Part IV - Other Information

  1. Name and telephone number of person to contact in regard to this notification

    Adam R. Cook801355-3797
    (Name)(Area Code)(Telephone Number)
  2. Have all other periodic reports required under Section 13 or 15(d) of the Securities Exchange Act of 1934 or Section 30 of the Investment Company Act of 1940 during the preceding 12 months or for such shorter period that the registrant was required to file such report(s) been filed?

    Yes  No   
    If answer is no, identify report(s).
  3. Is it anticipated that any significant change in results of operations from the corresponding period for the last fiscal year will be reflected by the earnings statements to be included in the subject report or portion thereof?

    Yes  No   
    If so, attach an explanation of the anticipated change, both narratively and quantitatively, and, if appropriate, state the reasons why a reasonable estimate of the results cannot be made.
    During the fiscal years ended December 31, 2009 and 2008 the Company did not earn revenue. The Company is in the exploration stage and does not anticipate earning significant revenue until it commences commercial production.

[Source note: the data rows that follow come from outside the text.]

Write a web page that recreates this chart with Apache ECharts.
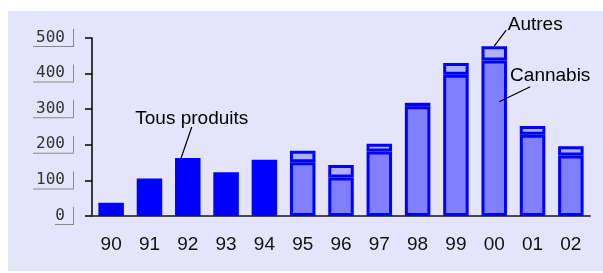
<!DOCTYPE html>
<html>
<head>
<meta charset="utf-8">
<script src="https://cdn.jsdelivr.net/npm/echarts@6/dist/echarts.min.js"></script>
<style>
  html, body { margin: 0; padding: 0; background: #fff; }
  #wrap { position: relative; width: 603px; height: 273px; }
  #bg { position: absolute; left: 8px; top: 11px; right: 0; bottom: 2px; background: #e4e4fa; }
  #chart { position: absolute; left: 0; top: 0; width: 603px; height: 273px; }
</style>
</head>
<body>
<div id="wrap"><div id="bg"></div><div id="chart"></div></div>
<script>
// années
const years = ['90', '91', '92', '93', '94', '95', '96', '97', '98', '99', '00', '01', '02']
// tous produits confondus (90-94)
const tous = [37, 105, 163, 123, 158, '-', '-', '-', '-', '-', '-', '-', '-']
// cannabis (95-02)
const cannabis = ['-', '-', '-', '-', '-', 151, 108, 181, 308, 397, 437, 228, 170]
// autres produits (95-02)
const autres = ['-', '-', '-', '-', '-', 32, 35, 22, 10, 33, 40, 25, 26]

// annotations: texte + point d'ancrage (catégorie, valeur)
const notes = [
  { text: 'Tous produits', cat: '92', val: 163 },
  { text: 'Autres', cat: '00', val: 477 },
  { text: 'Cannabis', cat: '00', val: 321 }
]
// décalages en pixels (ligne + texte)
const noteStyle = [
  { lx: -7, ly: 1, ex: 11, ey: -32, tx: 11, ty: -40 },
  { lx: 0, ly: 0, ex: 12, ey: -16, tx: 41, ty: -21 },
  { lx: 5, ly: 0, ex: 31, ey: -15, tx: 51, ty: -26 }
]

const myChart = echarts.init(document.getElementById('chart'))

const barBase = {
  type: 'bar',
  stack: 'tot',
  barWidth: 25.5,
  animation: false
}

const option = {
  animation: false,
  grid: { left: 92, right: 13, top: 38, bottom: 57 },
  xAxis: {
    type: 'category',
    data: years,
    axisTick: { show: false },
    axisLine: { lineStyle: { color: '#4a4a4a', width: 2 } },
    axisLabel: {
      margin: 19,
      fontFamily: 'Liberation Sans, Arial',
      fontSize: 19,
      color: '#111'
    }
  },
  yAxis: {
    type: 'value',
    min: 0,
    max: 500,
    interval: 100,
    splitLine: { show: false },
    axisLine: { show: true, lineStyle: { color: '#000', width: 1.5 } },
    axisTick: { show: true, length: 7, lineStyle: { color: '#000', width: 1.5 } },
    axisLabel: {
      margin: 18,
      formatter: v => '{n|' + v + '}{b|}\n{u' + String(v).length + '|}',
      rich: {
        n: { fontFamily: 'DejaVu Sans Mono', fontSize: 16, color: '#333', padding: [0, 8, 0, 0], height: 17 },
        b: { width: 1, height: 17, backgroundColor: '#888' },
        u1: { width: 19, height: 1, backgroundColor: '#888' },
        u3: { width: 41, height: 1, backgroundColor: '#888' }
      }
    }
  },
  series: [
    Object.assign({}, barBase, {
      name: 'Tous produits',
      data: tous,
      itemStyle: { color: '#0000ff', borderColor: '#0000ff', borderWidth: 2.5 }
    }),
    Object.assign({}, barBase, {
      name: 'Cannabis',
      data: cannabis,
      itemStyle: { color: '#8080ff', borderColor: '#0000ff', borderWidth: 3 }
    }),
    Object.assign({}, barBase, {
      name: 'Autres',
      data: autres,
      itemStyle: { color: '#b0b0ff', borderColor: '#0000ff', borderWidth: 3 }
    })
  ]
}

myChart.setOption(option)

// placer les annotations à partir des échelles du graphique
const graphics = []
notes.forEach((n, i) => {
  const s = noteStyle[i]
  const p = myChart.convertToPixel({ gridIndex: 0 }, [n.cat, n.val])
  const x0 = p[0] + s.lx
  const y0 = p[1] + s.ly
  graphics.push({
    type: 'line',
    shape: { x1: x0, y1: y0, x2: x0 + s.ex, y2: y0 + s.ey },
    style: { stroke: '#000', lineWidth: 1.2 },
    z: 10
  })
  graphics.push({
    type: 'text',
    x: x0 + s.tx,
    y: y0 + s.ty,
    style: {
      text: n.text,
      fontFamily: 'Liberation Sans, Arial',
      fontSize: 19,
      fill: '#000',
      align: 'center',
      verticalAlign: 'middle'
    },
    z: 10
  })
})
myChart.setOption({ graphic: graphics })
</script>
</body>
</html>
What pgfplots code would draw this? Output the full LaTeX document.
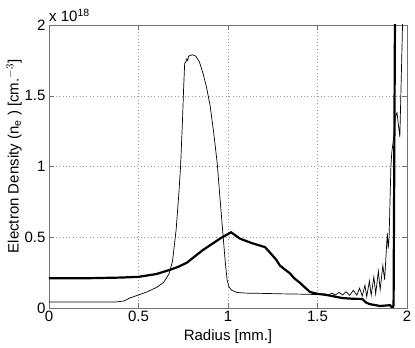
\documentclass[border=0pt]{standalone}
\usepackage{fontspec}
\setmainfont{Liberation Sans}
\usepackage{pgfplots}
\pgfplotsset{compat=1.18}

\begin{document}
\begin{tikzpicture}
\begin{axis}[name=ax,scale only axis,width=358pt,height=283pt,
	xmin=0,xmax=2,ymin=0,ymax=2,
	xtick={0,0.5,1,1.5,2},ytick={0,0.5,1,1.5,2},
	scaled ticks=false,
	/pgf/number format/assume math mode=true,
	font=\fontsize{15}{18}\selectfont,
	tick label style={font=\fontsize{15}{18}\selectfont},
	tick align=inside,tick pos=both,major tick length=5pt,
	axis line style={black!55},
	tick style={black!55},
	grid=major,grid style={dash pattern=on 0.8pt off 2.6pt,black!40},
	xlabel={Radius [mm.]},
	ylabel={Electron Density (n$_{\mathrm{e}}$ ) [cm.$^{-3}$]},
	xlabel style={yshift=-1pt},
	ylabel style={yshift=-4pt,xshift=10pt},
	clip=true]
\addplot[black,line width=0.7pt] coordinates {
(0,0.042) (0.1,0.042) (0.2,0.042) (0.3,0.042) (0.38,0.043) (0.42,0.05)
(0.45,0.07) (0.5,0.092) (0.55,0.115) (0.6,0.145) (0.64,0.18) (0.67,0.24)
(0.69,0.33) (0.71,0.55) (0.725,0.8) (0.735,1.0) (0.745,1.3) (0.752,1.55)
(0.758,1.73) (0.765,1.74) (0.77,1.76) (0.775,1.75) (0.78,1.78) (0.79,1.785)
(0.80,1.79) (0.82,1.78) (0.84,1.74) (0.86,1.66) (0.88,1.56) (0.90,1.43)
(0.92,1.24) (0.94,1.02) (0.955,0.78) (0.97,0.55) (0.985,0.32) (0.995,0.2)
(1.005,0.15) (1.02,0.125) (1.05,0.11) (1.1,0.105) (1.2,0.103) (1.3,0.1)
(1.4,0.098) (1.5,0.095) (1.54,0.1) (1.56,0.092) (1.58,0.105) (1.60,0.092)
(1.62,0.11) (1.64,0.092) (1.66,0.115) (1.68,0.09) (1.70,0.125) (1.72,0.09)
(1.735,0.14) (1.75,0.085) (1.765,0.16) (1.775,0.08) (1.79,0.19) (1.8,0.09)
(1.815,0.22) (1.825,0.1) (1.84,0.26) (1.85,0.13) (1.865,0.3) (1.875,0.2)
(1.89,0.53) (1.895,0.42) (1.9,0.5) (1.91,1.0) (1.915,1.1) (1.925,1.2)
(1.935,1.35) (1.944,1.38) (1.96,1.21) (1.977,2.1)
};
\addplot[black,line width=2.2pt] coordinates {
(0,0.21) (0.2,0.21) (0.4,0.215) (0.5,0.22) (0.6,0.24) (0.676,0.27)
(0.72,0.29) (0.77,0.32) (0.86,0.41) (0.955,0.49) (1.017,0.535) (1.067,0.49)
(1.13,0.46) (1.207,0.43) (1.246,0.375) (1.27,0.34) (1.29,0.30) (1.32,0.27)
(1.346,0.245) (1.37,0.21) (1.40,0.18) (1.43,0.145) (1.458,0.113) (1.5,0.1)
(1.55,0.092) (1.6,0.08) (1.64,0.07) (1.7,0.065) (1.75,0.064) (1.77,0.04)
(1.79,0.028) (1.85,0.014) (1.905,0.02) (1.92,0.0) (1.925,0.02) (1.933,2.1)
};
\end{axis}
\node[anchor=south west,inner sep=0pt,font=\fontsize{15}{18}\selectfont]
	at ([xshift=0pt,yshift=3pt]ax.north west) {x 10$^{\mathrm{18}}$};
\path ([xshift=-49pt,yshift=-38pt]ax.south west) rectangle ([xshift=8pt,yshift=25pt]ax.north east);
\end{tikzpicture}
\end{document}
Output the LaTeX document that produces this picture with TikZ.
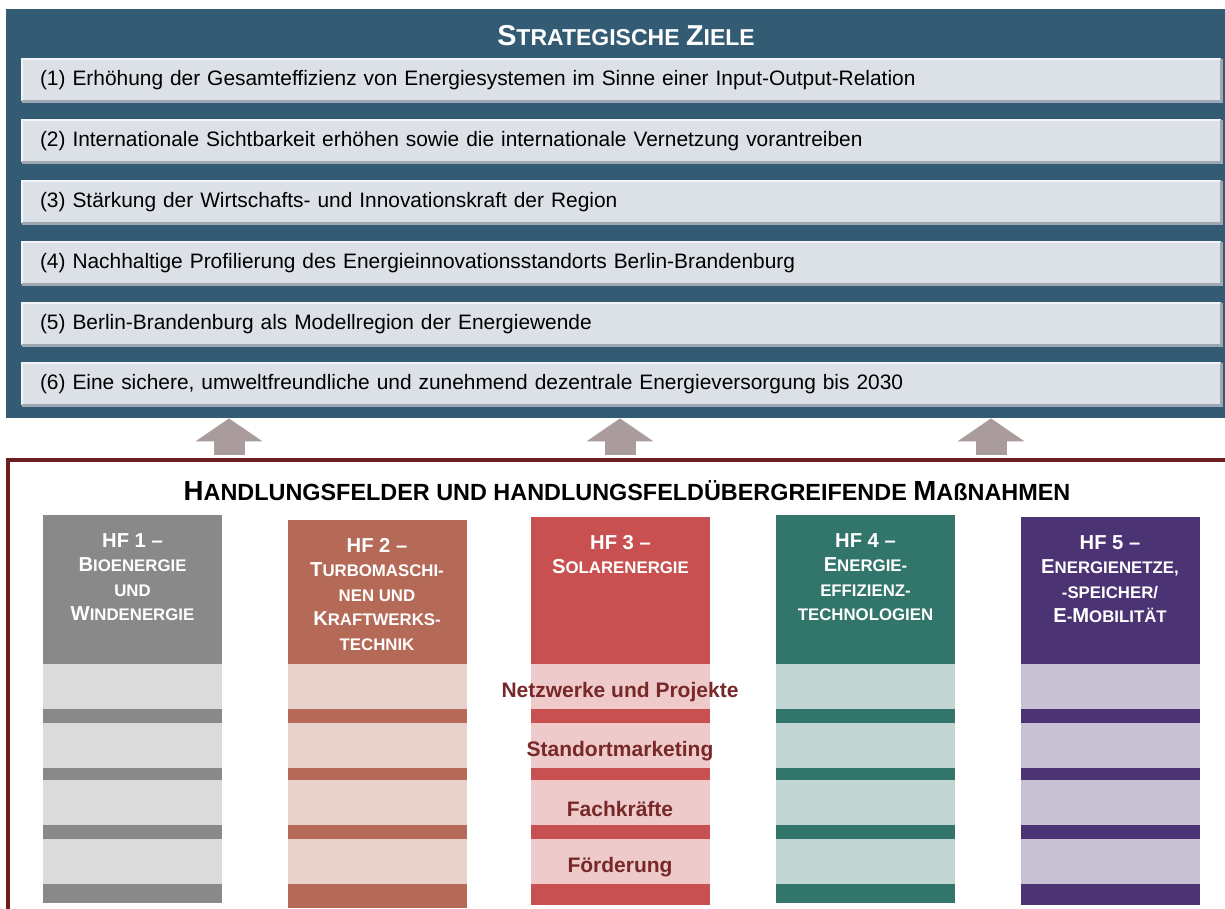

    The Company anticipates that total operating expenses and loss from operations during the twelve months ended December 31, 2009 will have decreased by approximately $11.9 million to approximately $4.2 million, compared to the twelve months ended December 31, 2008. This decrease is primarily attributable to the Company’s recognition of a loss from impairment of property during fiscal 2008 of nearly $9.5 million compared to a loss from impairment of property of approximately $560,000 during fiscal 2009. The decrease in total operating expenses and loss from operations is also attributable to a decrease in general and administrative expenses during fiscal 2009 of approximately $2 million. The Company anticipates that during fiscal 2009 it will have realized net other expense of approximately $1.8 million compared to net other income of $737,657 during fiscal 2008. This change is largely attributable to a significant increase in exchange loss during fiscal 2009. The Company also expects to realize a loss from continuing operations of approximately $6 million during the year ended December 31, 2009 compared to a loss from continuing operations of $15,348,975 during the year ended December 31, 2008.

    During fiscal 2009 the Company sold its interest in its wholly-owned subsidiary Kaznickel LLP. As a result, the Company realized income from discontinued operations of approximately $6 million. The Company did not realize any income from discontinued operations during fiscal 2008.

    As a result of the foregoing, the Company expects to realize a net income attributable to shareholders of Bekem of approximately $43,000, or $0.00 per share, for the year ended December 31, 2009 compared to a net loss attributable to Bekem shareholders of $15,348,975, or $0.12 per share, for the year ended December 31, 2008.
Bekem Metals, Inc.
(Name of Registrant as Specified in Charter)

has caused this notification to be signed on its behalf by the undersigned hereunto duly authorized

Date:03-31-2010By /s/Yermek KudabayevTitle:Chief Executive Officer

INSTRUCTION: The form may be signed by an executive officer of the registrant or by any other duly authorized representative. The name and title of the person signing the form shall be typed or printed beneath the signature. If the statement is signed on behalf of the registrant by an authorized representative (other than an executive officer), evidence of the representative's authority to sign on behalf of the registrant shall be filed with the form.


Intentional misstatements or omissions of fact constitute Federal Criminal Violations (See 18 U.S.C. 1001).